# Are all parts compatible on this DIY computer build?



## baby327nd (Mar 14, 2011)

Just wondering if anyone knows if all parts below compatible with each other or not:


CPU Intel Core i5-2500K Sandy Bridge 3.3GHz 
http://www.newegg.com/Product/Product.aspx?Item=N82E16819115072

EVGA SuperClocked GeForce GTX 570(Fermi) 
http://www.newegg.com/Product/Product.aspx?Item=N82E16814130622

Motherboard ASUS P8Z68-V LE LGA 1155 Z68 HDMI SATA 6 ATX Intel 
http://www.newegg.com/Product/Product.aspx?Item=N82E16813131773

G.SKILL Ripjaws X Series(2 x 2GB) 
http://www.newegg.com/Product/Product.aspx?Item=N82E16820231427

HDD Western Digital Caviar Blue WD3200AAKX 320GB
http://www.newegg.com/Product/Product.aspx?Item=N82E16822136770

Case Rosewill Smart One ATX Mid Tower Computer $40
http://www.newegg.com/Product/Product.aspx?Item=N82E16811147120

Power Supply CORSAIR Enthusiast Series CMPSU-850TX 850W SLI Certified (Getting this cuz I might get a 2nd video card, so that will be good enough right?)
http://www.newegg.com/Product/Product.aspx?Item=N82E16817139009

*Please let me know if all parts compatible with each other or not?*


----------



## poppameth (Oct 2, 2008)

It all looks fine to me. Personally, I'd use a better case, maybe something Cooler Master, and a better higher capacity hard drive. I like the Samsung Spinpoint F3s myself. Also the PSU worries me. The wattage is fine but you are going to have a mess of cables. I'd spend a little extra and get a modular PSU where you can just attach the cables you need. Corsair is a good brand though. I believe their upper end PSUs are made by Seasonic, one of the best in the business.


----------



## Marty1Mc (Mar 19, 2011)

poppameth said:


> It all looks fine to me. Personally, I'd use a better case, maybe something Cooler Master, and a better higher capacity hard drive. I like the Samsung Spinpoint F3s myself. Also the PSU worries me. The wattage is fine but you are going to have a mess of cables. I'd spend a little extra and get a modular PSU where you can just attach the cables you need. Corsair is a good brand though. I believe their upper end PSUs are made by Seasonic, one of the best in the business.

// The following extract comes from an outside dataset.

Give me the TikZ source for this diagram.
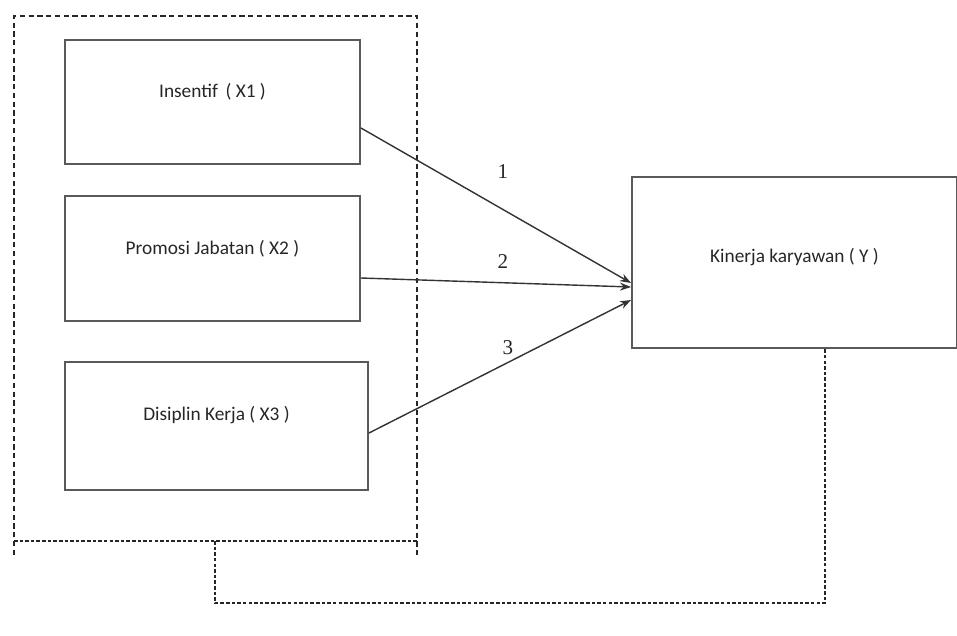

If it were me, I would look at putting at least raid 1 in there. It only takes a second drive for data backup since the MB supports it. Drives are pretty cheap. Plus, you can get the Samsung 1TB for $20 more.


----------



## baby327nd (Mar 14, 2011)

poppameth said:


> It all looks fine to me. Personally, I'd use a better case, maybe something Cooler Master, and a better higher capacity hard drive. I like the Samsung Spinpoint F3s myself. Also the PSU worries me. The wattage is fine but you are going to have a mess of cables. I'd spend a little extra and get a modular PSU where you can just attach the cables you need. Corsair is a good brand though. I believe their upper end PSUs are made by Seasonic, one of the best in the business.


I went along with this and ordered everthing via newegg:

CPU i5-2500k 
HD SAMSUNG Spinpoint F3 1TB 
PSU PC Power and Cooling Silencer 910W 
Motherboard ASRock Z68 Extreme3 Gen3 LGA 1155 
Case Rosewill Smart One 
RAM G.SKILL Ripjaws X Series 8GB 
OS Win7 Pro [installed vis usb flash drive]


----------



## Ironlight (Apr 13, 2011)

That's a good solid performance-to-value set of components. Particularly glad to see you went with 8 instead of 4 gigs.

If I have any suggestion it's that as your next upgrade you consider getting an SSD (solid state drive) to put your OS and applications on. SSD drives are blindingly fast compared to mechanical drives and the bang for your buck in terms of increased computer performance is high. Your PC will boot in like 15 seconds. Applications open almost instantly. Certain games will be much more responsive and will certainly load faster. Everyone I know who adds one of these is real happy with the impact it has on the experience of using their computer.

Here's a pretty solid one:

http://www.newegg.com/Product/Product.aspx?Item=N82E16820167050


----------